Fracking bill introduced by downstate legislators

February 22, 2013

(Flickr/Daniel Foster)
Studies show that fracking uses sand and other chemicals that could contaminate water.

Illinois could soon start allowing fracking, a controversial procedure that uses water and chemicals to extract natural gas and oil from the earth.

Two downstate legislators, John Bradley (D-117) and David Reis (R-108), introduced a bill that would allow and regulate this process.

After months of negotiations – legislators, industry groups, and environmentalists reached an agreement to monitor the drilling. The hope is to offset what some studies have shown as environmental damage.

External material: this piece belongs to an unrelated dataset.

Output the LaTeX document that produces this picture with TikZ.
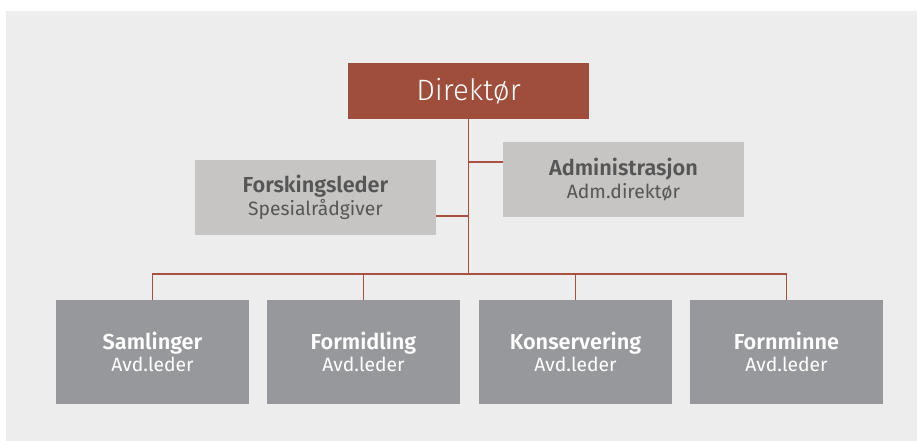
\documentclass[tikz,border=0pt]{standalone}
\usepackage{fontspec}
\setmainfont{Fira Sans}[BoldFont={Fira Sans SemiBold}]
\newfontfamily\lightfont{Fira Sans Light}
\definecolor{bgc}{HTML}{EDEDED}
\definecolor{rust}{HTML}{A04E3C}
\definecolor{linec}{HTML}{A9513E}
\definecolor{lightbox}{HTML}{C6C5C3}
\definecolor{lighttext}{HTML}{565656}
\definecolor{darkbox}{HTML}{97989B}
\tikzset{
  topbox/.style={fill=rust, text=white, minimum width=241pt, minimum height=56pt, inner sep=0pt, font=\lightfont\fontsize{29.5}{32}\selectfont},
  staffbox/.style={fill=lightbox, text=lighttext, minimum width=241pt, minimum height=75pt, inner sep=0pt, align=center, font=\fontsize{21.7}{23}\selectfont},
  deptbox/.style={fill=darkbox, text=white, minimum width=193pt, minimum height=104pt, inner sep=0pt, align=center, font=\fontsize{21.7}{22}\selectfont},
  conn/.style={draw=linec, line width=1.6pt},
}
\newcommand{\subl}[1]{{\fontsize{19.3}{22}\selectfont #1}}
\begin{document}
\begin{tikzpicture}[x=1pt, y=-1pt]
\useasboundingbox (0,0) rectangle (917,441);
\fill[bgc] (6,11) rectangle (917,441);
\node[topbox] (dir) at (468.5,91) {Direktør};
\node[staffbox] (forsk) at (315.5,197.5) {\textbf{Forskingsleder}\\\subl{Spesialrådgiver}};
\node[staffbox] (admin) at (623.5,179.5) {\textbf{Administrasjon}\\\subl{Adm.direktør}};
\node[deptbox] (sam) at (152.5,352) {\textbf{Samlinger}\\\subl{Avd.leder}};
\node[deptbox] (form) at (363.5,352) {\textbf{Formidling}\\\subl{Avd.leder}};
\node[deptbox] (kons) at (575.5,352) {\textbf{Konservering}\\\subl{Avd.leder}};
\node[deptbox] (forn) at (786.5,352) {\textbf{Fornminne}\\\subl{Avd.leder}};
\coordinate (bus) at ([yshift=-155pt]dir.south);
\coordinate (ajoin) at ([yshift=17.5pt]admin.west);
\coordinate (fjoin) at ([yshift=-18.5pt]forsk.east);
\draw[conn] (dir.south) -- (bus);
\draw[conn] (ajoin) -- (ajoin -| dir.south);
\draw[conn] (fjoin) -- (fjoin -| dir.south);
\draw[conn] (sam.north) |- (bus) -| (forn.north);
\draw[conn] (form.north) -- (form.north |- bus);
\draw[conn] (kons.north) -- (kons.north |- bus);
\end{tikzpicture}
\end{document}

Fracking uses sand and other chemicals that could contaminate water.

Drilling is currently being proposed in southern Illinois, in an area known as the New Albany shale.

A group of farmers and others there want to ban fracking because they fear harmful effects.  

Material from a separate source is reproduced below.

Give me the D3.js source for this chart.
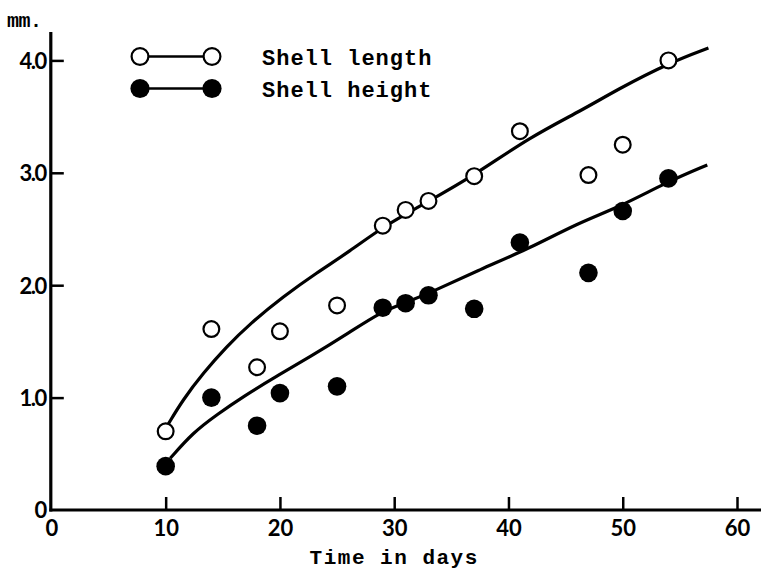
<!DOCTYPE html>
<html>
<head>
<meta charset="utf-8">
<script src="https://cdn.jsdelivr.net/npm/d3@7"></script>
<style>
  html, body { margin: 0; padding: 0; background: #fff; }
  svg { display: block; }
  .tick-label { font-family: Lato, "DejaVu Sans", sans-serif; font-weight: 700; font-size: 22px; fill: #000; }
  .type { font-family: "Liberation Mono", "DejaVu Sans Mono", monospace; font-weight: 700; fill: #000; }
</style>
</head>
<body>
<svg id="chart" width="761" height="571"></svg>
<script>
// Measured growth of the shell (mm) against age (days)
const days = [10, 14, 18, 20, 25, 29, 31, 33, 37, 41, 47, 50, 54];
const shellLength = [0.70, 1.61, 1.27, 1.59, 1.82, 2.53, 2.67, 2.75, 2.97, 3.37, 2.98, 3.25, 4.00];
const shellHeight = [0.39, 1.00, 0.75, 1.04, 1.10, 1.80, 1.84, 1.91, 1.79, 2.38, 2.11, 2.66, 2.95];

// Hand-fitted growth curves
const lengthCurveDays = [10.2, 11.5, 13.3, 15.3, 17.4, 20.3, 23.2, 26.1, 29.0, 32.9, 36.9, 41.9, 46.5, 49.5, 54.1, 57.5];
const lengthCurveValues = [0.76, 0.98, 1.22, 1.45, 1.66, 1.90, 2.11, 2.30, 2.52, 2.74, 2.97, 3.32, 3.56, 3.74, 3.98, 4.11];
const heightCurveDays = [10.4, 12.4, 14.5, 16.8, 19.7, 22.6, 26.1, 28.8, 31.1, 33.1, 37.5, 41.9, 46.0, 49.8, 53.9, 57.4];
const heightCurveValues = [0.46, 0.69, 0.85, 1.01, 1.19, 1.36, 1.58, 1.76, 1.85, 1.93, 2.14, 2.33, 2.55, 2.70, 2.92, 3.07];

const xTicks = [0, 10, 20, 30, 40, 50, 60];
const yTicks = [0, 1, 2, 3, 4];
const yTickLabels = ["0", "1.0", "2.0", "3.0", "4.0"];

const svg = d3.select("#chart");
const x = d3.scaleLinear().domain([0, 60]).range([51.4, 737]);
const y = d3.scaleLinear().domain([0, 4]).range([510, 60.4]);

// Axes: ticks point inward from the frame lines
const xAxis = d3.axisBottom(x).tickValues(xTicks).tickSizeInner(-13).tickSizeOuter(0).tickPadding(10)
  .tickFormat(d => String(d));
const gx = svg.append("g").attr("transform", `translate(0,${y(0)})`).call(xAxis);
gx.select(".domain").remove();
gx.selectAll(".tick line").attr("stroke", "#000").attr("stroke-width", 2.5)
  .filter(d => d === 0).remove();
gx.selectAll(".tick text").attr("class", "tick-label").attr("dy", "0.72em");

const yAxis = d3.axisLeft(y).tickValues(yTicks).tickSizeInner(-13).tickSizeOuter(0).tickPadding(5)
  .tickFormat((d, i) => yTickLabels[i]);
const gy = svg.append("g").attr("transform", `translate(${x(0) - 0.6},0)`).call(yAxis);
gy.select(".domain").remove();
gy.selectAll(".tick line").attr("stroke", "#000").attr("stroke-width", 2.5)
  .filter(d => d === 0).remove();
gy.selectAll(".tick text").attr("class", "tick-label").attr("dy", "0.36em")
  .style("letter-spacing", "-1.5px");

// Frame lines
svg.append("line").attr("x1", x(0) - 0.6).attr("x2", x(0) - 0.6).attr("y1", 32).attr("y2", y(0) + 1.5)
  .attr("stroke", "#000").attr("stroke-width", 3.2);
svg.append("line").attr("x1", x(0) - 2).attr("x2", 761).attr("y1", y(0)).attr("y2", y(0))
  .attr("stroke", "#000").attr("stroke-width", 3.2);

// Unit and axis title
svg.append("text").attr("class", "type").attr("x", 7).attr("y", 27)
  .style("font-size", "20px").style("letter-spacing", "-0.5px").text("mm.");
svg.append("text").attr("class", "type").attr("x", x(30)).attr("y", 564)
  .attr("text-anchor", "middle").style("font-size", "21px").style("letter-spacing", "1.5px")
  .text("Time in days");

// Fitted curves, smoothed through the read-off points
const line = d3.line().x(d => x(d[0])).y(d => y(d[1])).curve(d3.curveBasis);
svg.append("path").datum(d3.zip(lengthCurveDays, lengthCurveValues)).attr("d", line)
  .attr("fill", "none").attr("stroke", "#000").attr("stroke-width", 3.2);
svg.append("path").datum(d3.zip(heightCurveDays, heightCurveValues)).attr("d", line)
  .attr("fill", "none").attr("stroke", "#000").attr("stroke-width", 3.2);

// Observations
svg.append("g").selectAll("circle").data(d3.zip(days, shellHeight)).join("circle")
  .attr("cx", d => x(d[0])).attr("cy", d => y(d[1])).attr("r", 9.3).attr("fill", "#000");
svg.append("g").selectAll("circle").data(d3.zip(days, shellLength)).join("circle")
  .attr("cx", d => x(d[0])).attr("cy", d => y(d[1])).attr("r", 7.9)
  .attr("fill", "#fff").attr("stroke", "#000").attr("stroke-width", 2.2);

// Legend
const legend = [
  { label: "Shell length", open: true, cy: 56.5 },
  { label: "Shell height", open: false, cy: 88.5 }
];
legend.forEach(item => {
  const g = svg.append("g");
  g.append("line").attr("x1", 140).attr("x2", 212).attr("y1", item.cy).attr("y2", item.cy)
    .attr("stroke", "#000").attr("stroke-width", 2.5);
  [140, 212].forEach(cx => {
    g.append("circle").attr("cx", cx).attr("cy", item.cy)
      .attr("r", item.open ? 8.4 : 9.6)
      .attr("fill", item.open ? "#fff" : "#000")
      .attr("stroke", item.open ? "#000" : "none").attr("stroke-width", 2.2);
  });
  g.append("text").attr("class", "type").attr("x", 262).attr("y", item.cy + 8)
    .style("font-size", "22px").style("letter-spacing", "1px").text(item.label);
});
</script>
</body>
</html>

Annette McMichael is with Southern Illinoisans Against Fracturing Our Environment. She owns property in the area and said there are significant unanswered questions about the consequences of fracking.  

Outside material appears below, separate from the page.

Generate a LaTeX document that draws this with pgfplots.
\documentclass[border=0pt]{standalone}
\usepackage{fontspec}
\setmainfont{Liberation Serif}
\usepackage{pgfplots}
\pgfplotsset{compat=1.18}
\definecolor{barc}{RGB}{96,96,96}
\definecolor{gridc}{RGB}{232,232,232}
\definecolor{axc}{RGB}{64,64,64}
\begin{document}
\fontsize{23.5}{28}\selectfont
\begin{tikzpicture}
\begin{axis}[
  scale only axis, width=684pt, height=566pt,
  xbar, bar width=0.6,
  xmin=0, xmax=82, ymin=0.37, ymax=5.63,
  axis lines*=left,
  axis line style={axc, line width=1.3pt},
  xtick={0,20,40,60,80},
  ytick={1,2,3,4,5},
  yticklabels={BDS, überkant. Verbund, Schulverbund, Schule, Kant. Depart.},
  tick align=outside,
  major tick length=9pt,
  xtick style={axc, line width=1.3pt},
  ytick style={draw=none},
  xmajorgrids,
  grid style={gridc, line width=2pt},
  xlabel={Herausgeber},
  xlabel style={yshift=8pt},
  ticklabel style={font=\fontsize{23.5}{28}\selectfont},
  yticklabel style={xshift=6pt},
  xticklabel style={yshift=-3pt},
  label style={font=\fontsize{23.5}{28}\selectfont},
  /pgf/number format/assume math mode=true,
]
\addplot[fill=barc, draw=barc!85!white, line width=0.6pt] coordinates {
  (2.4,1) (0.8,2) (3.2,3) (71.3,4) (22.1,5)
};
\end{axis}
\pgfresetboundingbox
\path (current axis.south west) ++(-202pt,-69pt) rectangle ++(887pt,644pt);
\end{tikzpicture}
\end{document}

“If an accident happens as a result of fracking and our water is destroyed that’s something that you can’t ever get back,” McMichael said.  

Mark Denzler of the Illinois Manufacturers' Association said fracking will bring new jobs and reduce the country’s dependency on foreign oil.

He said if the bill passes, oil and gas companies could start drilling within months. To date, there have already been over $100 million in leases signed in southern Illinois, Denzle said.

“Companies have been putting lease agreements together with land owners, but they just need the regulatory framework before they are gonna commence high volume hydraulic fracturing in the state of Illinois,” he said.

Jennifer Cassel is an attorney with the Environmental Law and Policy Center. She said more needs to be done to protect water as a resource, but she is happy with some regulation in the new proposal.

“We’ve achieved great provisions on transparency," said Cassel. "[We are] getting a lot of information about what’s going on in fracking. What chemicals are getting put under the ground and how much water is being used in fracking,” she said.